In this series of appendices we recall several basic concepts and facts in measure theory, topology and functional analysis that are useful throughout the book. Our purpose is to provide the reader with a quick, accessible source of references to measure and integration, general and differential topology and spectral theory, to try and make this book as self-contained as possible. We have not attempted to make the material in these appendices completely sequential: it may happen that a notion mentioned in one section is defined or discussed in more depth in a later one (check the index).

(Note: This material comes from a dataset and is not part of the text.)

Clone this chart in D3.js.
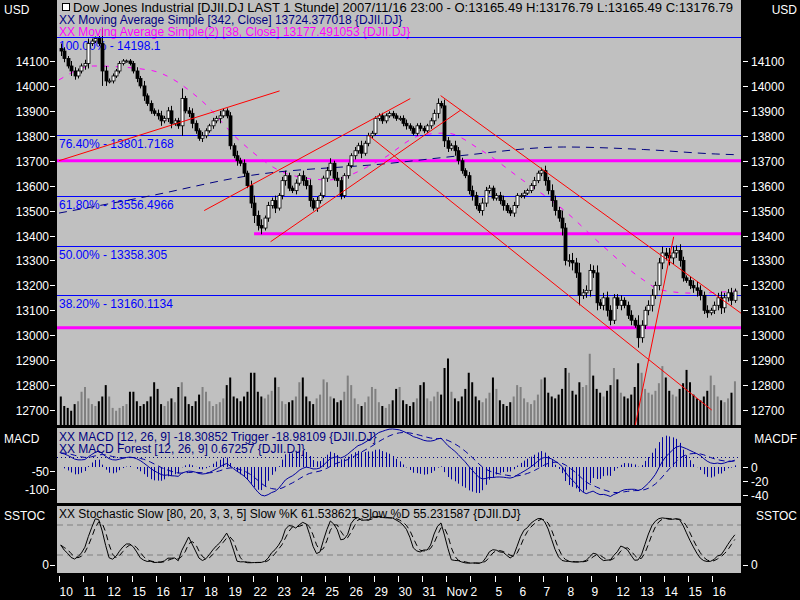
<!DOCTYPE html>
<html><head><meta charset="utf-8">
<script src="https://cdn.jsdelivr.net/npm/d3@7"></script>
<style>body{margin:0;background:#000}svg{display:block}text{font-family:"Liberation Sans",Arial,sans-serif;font-size:12px}</style>
</head><body><svg id="c" width="800" height="600"></svg>
<script>
const dayLabels=["10","11","12","15","16","17","18","19","22","23","24","25","26","29","30","31","Nov","2","5","6","7","8","9","12","13","14","15","16"];
const closes=[
14140,14110,14080,14060,14040,14060,14080,
14090,14170,14180,14190,14170,14060,14020,
14020,14040,14060,14090,14100,14100,14090,
14060,14030,14000,13960,13930,13900,13890,
13880,13860,13870,13900,13850,13860,13840,
13950,13900,13890,13850,13820,13790,13800,
13820,13840,13860,13870,13880,13900,13880,
13760,13720,13700,13690,13650,13600,13530,
13480,13440,13430,13470,13520,13540,13510,
13560,13620,13640,13590,13580,13610,13640,
13620,13600,13540,13510,13540,13560,13630,
13660,13690,13630,13620,13560,13640,13680,
13720,13740,13760,13730,13770,13800,13810,
13870,13880,13860,13880,13890,13880,13870,
13870,13850,13840,13830,13810,13840,13830,
13820,13840,13860,13890,13930,13920,13780,
13750,13760,13740,13700,13660,13640,13580,
13560,13520,13500,13530,13580,13590,13550,
13560,13540,13520,13500,13490,13520,13560,
13560,13570,13580,13600,13620,13650,13660,
13620,13580,13540,13500,13470,13430,13300,
13300,13290,13250,13160,13170,13180,13260,
13250,13130,13120,13150,13100,13060,13150,
13120,13140,13120,13080,13060,13040,12990,
13040,13100,13120,13160,13200,13290,13330,
13320,13310,13330,13340,13300,13230,13220,
13200,13190,13180,13160,13100,13090,13100,
13120,13150,13110,13150,13170,13140,13177];
const wicks=[
20,15,10,20,15,10,10, 15,20,10,8,10,60,20, 10,10,8,10,8,6,8, 10,15,10,20,10,12,10,
15,20,10,15,20,10,12, 40,10,15,20,12,10,15, 10,8,12,10,20,8,10, 15,10,20,12,15,10,20,
30,20,25,10,15,12,20, 10,15,20,12,10,15,10, 20,15,25,10,15,12,10, 15,20,10,25,15,10,12,
10,15,12,20,10,12,10, 8,10,12,10,8,10,10, 10,12,15,10,8,10,12, 10,8,12,15,20,10,25,
15,10,20,15,12,10,15, 20,15,10,20,15,12,10, 10,15,20,10,12,15,10, 10,12,8,10,15,10,12,
20,15,25,20,15,30,20, 25,30,20,40,15,20,25, 20,30,15,20,25,20,15, 15,20,12,15,20,10,40,
20,15,20,25,15,20,25, 20,30,25,20,25,15,10, 15,20,25,20,15,20,10, 15,20,25,20,15,20,10];
const volumes=[
30,20,18,15,22,25,35, 40,28,22,20,25,30,42, 30,18,15,18,20,22,35, 35,25,20,22,25,30,45,
38,22,20,25,28,24,40, 45,30,22,20,25,32,40, 35,25,20,22,24,28,42, 50,30,28,25,30,35,55,
55,35,30,28,32,36,50, 40,25,22,24,26,30,45, 50,30,25,22,28,32,48, 45,30,28,24,26,35,52,
42,28,22,20,24,30,40, 38,24,20,18,22,26,38, 40,26,22,20,24,28,42, 45,28,25,30,35,32,60,
70,35,28,25,30,38,55, 45,30,26,24,28,34,50, 38,26,22,20,24,30,42, 40,28,24,22,26,32,48,
50,34,30,28,32,38,60, 55,36,32,45,40,42,75, 52,38,34,30,36,42,60, 48,34,30,28,32,40,65,
55,38,34,32,36,44,62, 50,36,32,30,38,44,58, 45,32,28,26,30,36,52, 42,30,26,24,28,34,46];
const ma342=[[0,13490],[26,13558],[55,13640],[96,13690],[116,13720],[146,13755],[169,13745],[190,13727],[196,13724]];
const ma38=[[0,14024],[10,14080],[26,14064],[41,13944],[52,13783],[67,13643],[78,13623],[93,13703],[105,13803],[112,13811],[122,13743],[134,13623],[146,13502],[157,13362],[169,13222],[174,13182],[183,13169],[196,13177]];
const fibLevels=[[14198.1,"100.00% - 14198.1"],[13801.7168,"76.40% - 13801.7168"],[13556.4966,"61.80% - 13556.4966"],[13358.305,"50.00% - 13358.305"],[13160.1134,"38.20% - 13160.1134"]];
const supportLevels=[[13700,0],[13407,57],[13030,0]];
const priceTicks=[14100,14000,13900,13800,13700,13600,13500,13400,13300,13200,13100,13000,12900,12800,12700];
const trendLines=[[[0,13700],[63.8,13980]],[[42,13500],[101.6,13949]],[[61.2,13375],[116.2,13903]],[[110.4,13961],[197.4,13087]],[[89.6,13801],[188.8,12700]],[[164.2,12470],[177.8,13395]]];

const svg=d3.select("#c");
const L=57,R=741;
const x=d3.scaleLinear().domain([0,196]).range([59,736.6]);
const y=d3.scaleLinear().domain([12700,14100]).range([410,61]);
svg.append("rect").attr("x",L).attr("y",0).attr("width",R-L).attr("height",425).attr("fill","#c0c0c0");
svg.append("rect").attr("x",L).attr("y",428).attr("width",R-L).attr("height",75).attr("fill","#c0c0c0");
svg.append("rect").attr("x",L).attr("y",506).attr("width",R-L).attr("height",67).attr("fill","#c0c0c0");
const defs=svg.append("defs");
defs.append("clipPath").attr("id","cm").append("rect").attr("x",L).attr("y",0).attr("width",R-L).attr("height",425);
defs.append("clipPath").attr("id","cd").append("rect").attr("x",L).attr("y",428).attr("width",R-L).attr("height",75);
defs.append("clipPath").attr("id","cs").append("rect").attr("x",L).attr("y",506).attr("width",R-L).attr("height",67);
const gm=svg.append("g").attr("clip-path","url(#cm)");
const opens=closes.map((c,i)=>i?closes[i-1]:14150);
const yv=d3.scaleLinear().domain([0,100]).range([425,330]);
gm.selectAll(".v").data(volumes).join("rect").attr("x",(d,i)=>x(i)+0.8).attr("width",2).attr("y",d=>yv(d)).attr("height",d=>425-yv(d))
 .attr("fill",(d,i)=>closes[i]<opens[i]?"#000":"#808080");
fibLevels.forEach(f=>{gm.append("line").attr("x1",L).attr("x2",R).attr("y1",Math.round(y(f[0]))+0.5).attr("y2",Math.round(y(f[0]))+0.5).attr("stroke","#0000ff");
 gm.append("text").attr("x",59).attr("y",y(f[0])+13).attr("fill","#0000ff").text(f[1]);});
supportLevels.forEach(s=>gm.append("line").attr("x1",x(s[1])-2).attr("x2",R).attr("y1",y(s[0])).attr("y2",y(s[0])).attr("stroke","#ff00ff").attr("stroke-width",3));
const lineP=d3.line().x(d=>x(d[0])).y(d=>y(d[1])).curve(d3.curveMonotoneX);
gm.append("path").attr("d",lineP(ma342)).attr("fill","none").attr("stroke","#000080").attr("stroke-dasharray","8,6");
gm.append("path").attr("d",lineP(ma38)).attr("fill","none").attr("stroke","#ff00ff").attr("stroke-dasharray","5,7");
closes.forEach((c,i)=>{const o=opens[i],w=wicks[i];const hi=Math.max(o,c)+w,lo=Math.min(o,c)-w;const cx=Math.round(x(i)+1.7)+0.5;
 gm.append("line").attr("x1",cx).attr("x2",cx).attr("y1",y(hi)).attr("y2",y(lo)).attr("stroke","#000");
 gm.append("rect").attr("x",cx-1.5).attr("width",3).attr("y",y(Math.max(o,c))).attr("height",Math.max(1,Math.abs(y(o)-y(c))))
  .attr("fill",c>=o?"#fff":"#000").attr("stroke","#000").attr("stroke-width",0.8);});
trendLines.forEach(t=>gm.append("line").attr("x1",x(t[0][0])).attr("y1",y(t[0][1])).attr("x2",x(t[1][0])).attr("y2",y(t[1][1])).attr("stroke","#ff0000"));
svg.append("rect").attr("x",62.5).attr("y",3.5).attr("width",7).attr("height",7).attr("fill","#fff").attr("stroke","#000");
svg.append("text").attr("x",73).attr("y",12).attr("fill","#000").attr("textLength",660).attr("lengthAdjust","spacingAndGlyphs").text("Dow Jones Industrial [DJII.DJ LAST 1 Stunde] 2007/11/16 23:00 - O:13165.49 H:13176.79 L:13165.49 C:13176.79");
svg.append("text").attr("x",59).attr("y",24).attr("fill","#000080").text("XX Moving Average Simple [342, Close] 13724.377018 {DJII.DJ}");
svg.append("text").attr("x",59).attr("y",36).attr("fill","#ff00ff").text("XX Moving Average Simple(2) [38, Close] 13177.491053 {DJII.DJ}");
svg.append("line").attr("x1",L).attr("x2",R).attr("y1",Math.round(y(14198.1))+0.5).attr("y2",Math.round(y(14198.1))+0.5).attr("stroke","#0000ff");
const W="#fff";
svg.append("text").attr("x",4).attr("y",14).attr("fill",W).text("USD");
svg.append("text").attr("x",797).attr("y",14).attr("text-anchor","end").attr("fill",W).text("USD");
priceTicks.forEach(p=>{const yy=Math.round(y(p))+0.5;
 svg.append("line").attr("x1",50).attr("x2",55).attr("y1",yy).attr("y2",yy).attr("stroke",W);
 svg.append("line").attr("x1",743).attr("x2",748).attr("y1",yy).attr("y2",yy).attr("stroke",W);
 svg.append("text").attr("x",49).attr("y",yy+4).attr("text-anchor","end").attr("fill",W).text(p);
 svg.append("text").attr("x",751).attr("y",yy+4).attr("fill",W).text(p);});
function ema(a,n){const k=2/(n+1);let e=a[0];return a.map(v=>e=v*k+e*(1-k));}
const e12=ema(closes,12),e26=ema(closes,26);
const macd=e12.map((v,i)=>v-e26[i]);const trig=ema(macd,9);const forest=macd.map((v,i)=>v-trig[i]);
const ym=d3.scaleLinear().domain([-100,-50]).range([489,471]);
const yf=d3.scaleLinear().domain([-40,0]).range([495,467]);
const gd=svg.append("g").attr("clip-path","url(#cd)");
gd.append("line").attr("x1",L).attr("x2",R).attr("y1",457.5).attr("y2",457.5).attr("stroke","#000080").attr("stroke-dasharray","1,3");
gd.selectAll(".f").data(forest).join("line").attr("x1",(d,i)=>Math.round(x(i)+1.7)+0.5).attr("x2",(d,i)=>Math.round(x(i)+1.7)+0.5)
 .attr("y1",yf(0)).attr("y2",d=>yf(d)).attr("stroke","#0000a0");
const lm=d3.line().x((d,i)=>x(i)+1.7).y(d=>ym(d));
gd.append("path").attr("d",lm(macd)).attr("fill","none").attr("stroke","#0000a0");
gd.append("path").attr("d",lm(trig)).attr("fill","none").attr("stroke","#0000a0").attr("stroke-dasharray","6,4");
svg.append("text").attr("x",59).attr("y",441).attr("fill","#000080").text("XX MACD [12, 26, 9] -18.30852 Trigger -18.98109 {DJII.DJ}");
svg.append("text").attr("x",59).attr("y",453).attr("fill","#000080").text("XX MACD Forest [12, 26, 9] 0.67257 {DJII.DJ}");
svg.append("text").attr("x",4).attr("y",443).attr("fill",W).text("MACD");
svg.append("text").attr("x",797).attr("y",443).attr("text-anchor","end").attr("fill",W).text("MACDF");
[-50,-100].forEach(v=>{const yy=Math.round(ym(v))+0.5;svg.append("line").attr("x1",50).attr("x2",55).attr("y1",yy).attr("y2",yy).attr("stroke",W);
 svg.append("text").attr("x",49).attr("y",yy+4).attr("text-anchor","end").attr("fill",W).text(v);});
[0,-20,-40].forEach(v=>{const yy=Math.round(yf(v))+0.5;svg.append("line").attr("x1",743).attr("x2",748).attr("y1",yy).attr("y2",yy).attr("stroke",W);
 svg.append("text").attr("x",751).attr("y",yy+4).attr("fill",W).text(v);});
const hiA=closes.map((c,i)=>Math.max(opens[i],c)+wicks[i]),loA=closes.map((c,i)=>Math.min(opens[i],c)-wicks[i]);
const kp=12;const rawK=closes.map((c,i)=>{const s=Math.max(0,i-kp+1);const h=d3.max(hiA.slice(s,i+1)),l=d3.min(loA.slice(s,i+1));return h>l?100*(c-l)/(h-l):50;});
const sma=(a,n)=>a.map((v,i)=>d3.mean(a.slice(Math.max(0,i-n+1),i+1)));
const slowK=sma(rawK,3),slowD=sma(slowK,3);
const ys=d3.scaleLinear().domain([0,100]).range([565,515]);
const gs=svg.append("g").attr("clip-path","url(#cs)");
[20,80].forEach(v=>gs.append("line").attr("x1",L).attr("x2",R).attr("y1",ys(v)).attr("y2",ys(v)).attr("stroke","#808080").attr("stroke-dasharray","6,4"));
const ls=d3.line().x((d,i)=>x(i)+1.7).y(d=>ys(d));
gs.append("path").attr("d",ls(slowK)).attr("fill","none").attr("stroke","#000");
gs.append("path").attr("d",ls(slowD)).attr("fill","none").attr("stroke","#000").attr("stroke-dasharray","6,4");
svg.append("text").attr("x",59).attr("y",518).attr("fill","#000").text("XX Stochastic Slow [80, 20, 3, 3, 5] Slow %K 61.538621 Slow %D 55.231587 {DJII.DJ}");
svg.append("text").attr("x",4).attr("y",520).attr("fill",W).text("SSTOC");
svg.append("text").attr("x",797).attr("y",520).attr("text-anchor","end").attr("fill",W).text("SSTOC");
svg.append("line").attr("x1",50).attr("x2",55).attr("y1",565.5).attr("y2",565.5).attr("stroke",W);
svg.append("text").attr("x",49).attr("y",569).attr("text-anchor","end").attr("fill",W).text("0");
svg.append("line").attr("x1",743).attr("x2",748).attr("y1",565.5).attr("y2",565.5).attr("stroke",W);
svg.append("text").attr("x",751).attr("y",569).attr("fill",W).text("0");
dayLabels.forEach((d,i)=>{const xx=Math.round(x(i*7))+0.5;
 svg.append("line").attr("x1",xx).attr("x2",xx).attr("y1",576).attr("y2",582).attr("stroke",W);
 svg.append("text").attr("x",xx+0).attr("y",596).attr("fill",W).text(d);});
</script></body></html>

As a general rule, we omit the proofs. For Appendices A.1, A.2 and A.5, the reader may find detailed information in the books of Castro [Cas04], Fernandez [Fer02], Halmos [Hal50], Royden [Roy63] and Rudin [Rud87]. The presentation in Appendix A.3 is a bit more complete, including the proofs of most results, but the reader may find additional relevant material in the books of Billingsley [Bil68, Bil71]. We recommend the books of Hirsch [Hir94] and do Carmo [dC79] to all those interested in going further into the topics in Appendix A.4. For more information on the subjects of Appendices A.6 and A.7, including proofs of the results quoted here, check the book of Halmos [Hal51] and the treatise of Dunford and Schwarz [DS57, DS63], especially Section IV.4 of the first volume and the initial sections of the second volume.

Measure spaces

Measure spaces are the natural environment for the definition of the Lebesgue integral, which is the main topic to be presented in Appendix A.2.We begin by introducing the notions of algebra and σ-algebra of subsets of a set, which lead to the concept of measurable space. Next, we present the notion of measure on a σ-algebra and we analyze some of its properties. In particular, we mention a few results on the construction of measures, including Lebesgue measures in Euclidean spaces. The last part is dedicated to measurable maps, which are the maps that preserve the structure of measurable spaces.

Measurable spaces

Given a set X, we often denote by Ac the complement X \ A of each subset A.